THE INDEPENDENT STATE OF PAPUA NEW GUINEA


MT HAGEN: CANNINGS J
4, 5 OCTOBER, 11 NOVEMBER 2004


JUDGMENT


NEGLIGENCE – assessment of damages – river excavation work carried out by governmental body – course of river changed – flooding of plaintiff’s land – liability for negligence already established by entry of default judgment – heads of damage – principles applicable to assessment of damages following entry of default judgment – plaintiff must establish loss on the balance of probabilities – need for independent corroboration of claims – need for evidence to be adduced in respect of each head of damage pleaded in statement of claim – Court must be alert to false claims – award of damages based on best evidence available – interest – discretion of Court – how discretion is to be exercised – judgment.


Cases cited:
Cheong Supermarket Pty Ltd v Pery Muro [1987] PNGLR 24
Waima v MVIT [1992] PNGLR 254
MVIT v Pupune [1993] PNGLR 370
MVIT v Tabanto [1995] PNGLR 214
Albert Baine v The State (1995) N1335
Jonathan Mangope Paraia v The State (1995) N1343
Peter Wanis v Fred Sikiot and The State (1995) N1350
Yange Langan and Others v The State (1995) N1369
Obed Lalip and Others v Fred Sikiot and The State (1996) N1457
Kopung Brothers Business Group v Sakawar Kasieng [1997] PNGLR 331
Tabie Mathias Koim and 28 Others v The State and Others [1998] PNGLR 247
Yooken Paklin v The State (2001) N2212
Kolaip Palapi and Others v Sergeant Poko and Others (2001) N2274
Michael Buna v The Manager, Department of Works, Western Highlands Province and The State, WS No 425 of 2001, National Court, 28 June 2004, unreported


Counsel:
Mr P Kunai for the plaintiff
Mr J Kolkia for the defendant


CANNINGS J:


INTRODUCTION


This is a case about assessment of damages. The plaintiff, Michael Buna, has already obtained a default judgment on the issue of liability, with damages to be assessed.


BACKGROUND


The plaintiff is a farmer. His land is near Kindeng village, in the Anglimp District of Western Highlands Province. It is 25 kilometres east of Mt Hagen, about half a kilometre from the Tuman River Bridge, which crosses the Okuk Highway. In 1997 the provincial works department did some work on the bridge. They also excavated parts of the river. As a result, the course of the river was changed. It began to flow near or through the plaintiff’s land, which became eroded. On 5 and 10 January 2000 the Tuman River flooded his land. Topsoil was lost. Garden trees and crops were washed away or destroyed. The plaintiff says he twice tried to warn the engineers who were working on the project that this sort of thing would happen. But they ignored him.

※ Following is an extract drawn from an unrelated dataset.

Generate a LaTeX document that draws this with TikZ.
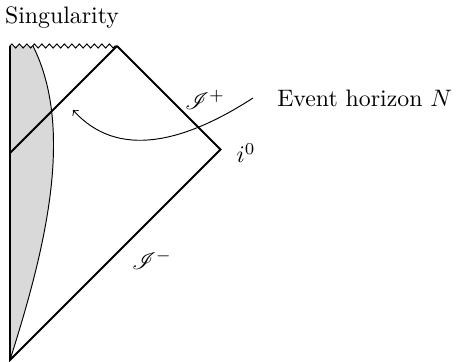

On 24 February 2000 the plaintiff gave notice of his claim to the State.


On 4 April 2001 Kunai and Co Lawyers, of Mt Hagen, filed a writ of summons on behalf of the plaintiff. The statement of claim attached to the writ claimed that a number of improvements the plaintiff had made to his land were lost or destroyed because of the actions of the provincial works department. These included coffee trees; pandanus (marita) trees; casuarinas (yar) trees; banana trees; and food gardens.

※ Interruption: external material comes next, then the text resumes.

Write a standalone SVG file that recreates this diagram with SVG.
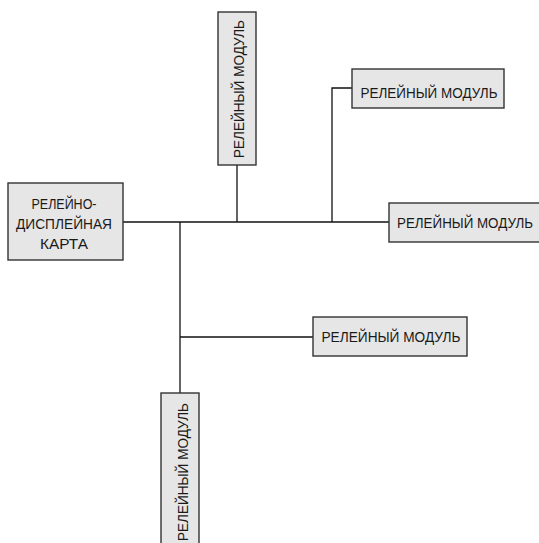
<svg xmlns="http://www.w3.org/2000/svg" width="539" height="543" viewBox="0 0 539 543">
  <style>
    .box { fill: #e6e6e6; stroke: #333333; stroke-width: 1.4; }
    .lbl { font-family: "Liberation Sans", Arial, sans-serif; font-size: 15px; fill: #1a1a1a; }
    .wire { fill: none; stroke: #111111; stroke-width: 1.3; }
  </style>

  <!-- bus wiring -->
  <g id="connectors">
    <path class="wire" d="M123 222 H389"/>
    <path class="wire" d="M237 165 V222"/>
    <path class="wire" d="M332 222 V88 H352"/>
    <path class="wire" d="M180 222 V393"/>
    <path class="wire" d="M180 337 H313"/>
  </g>

  <!-- display card -->
  <g id="display-card">
    <rect class="box" x="8" y="183" width="115" height="77"/>
    <text class="lbl" text-anchor="middle" x="64" y="209" textLength="65" lengthAdjust="spacingAndGlyphs">РЕЛЕЙНО-</text>
    <text class="lbl" text-anchor="middle" x="64" y="229" textLength="96" lengthAdjust="spacingAndGlyphs">ДИСПЛЕЙНАЯ</text>
    <text class="lbl" text-anchor="middle" x="64" y="249" textLength="48" lengthAdjust="spacingAndGlyphs">КАРТА</text>
  </g>

  <!-- relay modules -->
  <g id="relay-top">
    <rect class="box" x="218" y="12" width="38" height="153"/>
    <text class="lbl" text-anchor="middle" transform="translate(243.5 89) rotate(-90)" textLength="138" lengthAdjust="spacingAndGlyphs">РЕЛЕЙНЫЙ МОДУЛЬ</text>
  </g>

  <g id="relay-upper-right">
    <rect class="box" x="352" y="69" width="152" height="39"/>
    <text class="lbl" text-anchor="middle" x="429" y="97.5" textLength="137" lengthAdjust="spacingAndGlyphs">РЕЛЕЙНЫЙ МОДУЛЬ</text>
  </g>

  <g id="relay-right">
    <rect class="box" x="389" y="203" width="153" height="39"/>
    <text class="lbl" x="397" y="227.5" textLength="136" lengthAdjust="spacingAndGlyphs">РЕЛЕЙНЫЙ МОДУЛЬ</text>
  </g>

  <g id="relay-middle">
    <rect class="box" x="313" y="317" width="154" height="39"/>
    <text class="lbl" text-anchor="middle" x="391" y="342" textLength="139" lengthAdjust="spacingAndGlyphs">РЕЛЕЙНЫЙ МОДУЛЬ</text>
  </g>

  <g id="relay-bottom">
    <rect class="box" x="161" y="393" width="38" height="155"/>
    <text class="lbl" transform="translate(187.5 541) rotate(-90)" textLength="138" lengthAdjust="spacingAndGlyphs">РЕЛЕЙНЫЙ МОДУЛЬ</text>
  </g>
</svg>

The plaintiff claimed damages for:


The statement of claim did not expressly state the plaintiff’s cause of action. But it is a common law action founded on negligence. Two defendants were named:


The defendants did not give notice of intention to defend the claim. Nor did they file a defence. The plaintiff then applied for default judgment. He was successful. On 19 April 2002 Sakora J entered default judgment against the first and second defendants and set the matter for assessment of damages.


On 11 April 2003 Paul Paraka Lawyers commenced acting for the defendants. On 4 September 2003 they filed a notice of motion, seeking orders that the default judgment be set aside and the proceedings dismissed. On 18 June 2004 the motion was argued before Manuhu AJ. Two main arguments were raised by the defendants. First, notice of the claim had not been given, as required by Section 5 of the Claims By and Against the State Act 1996. Secondly, the first defendant was an incompetent party.


On 28 June 2004 his Honour dismissed the first argument and upheld the second. The default judgment of 19 April 2002 remained intact. But only against the State. The Manager of the Department of Works was removed as a party. His Honour noted that the State was vicariously liable for the tortious acts of its servants and agents within the Department of Works who carried out the excavation work (Michael Buna v The Manager, Department of Works, Western Highlands Province and The State, OS No 425 of 2001, National Court, 28 June 2004, unreported.)


PLAINTIFF’S EVIDENCE


The plaintiff called three witnesses. They each swore an affidavit, which was tendered into evidence. They each also gave oral evidence and were subject to cross-examination.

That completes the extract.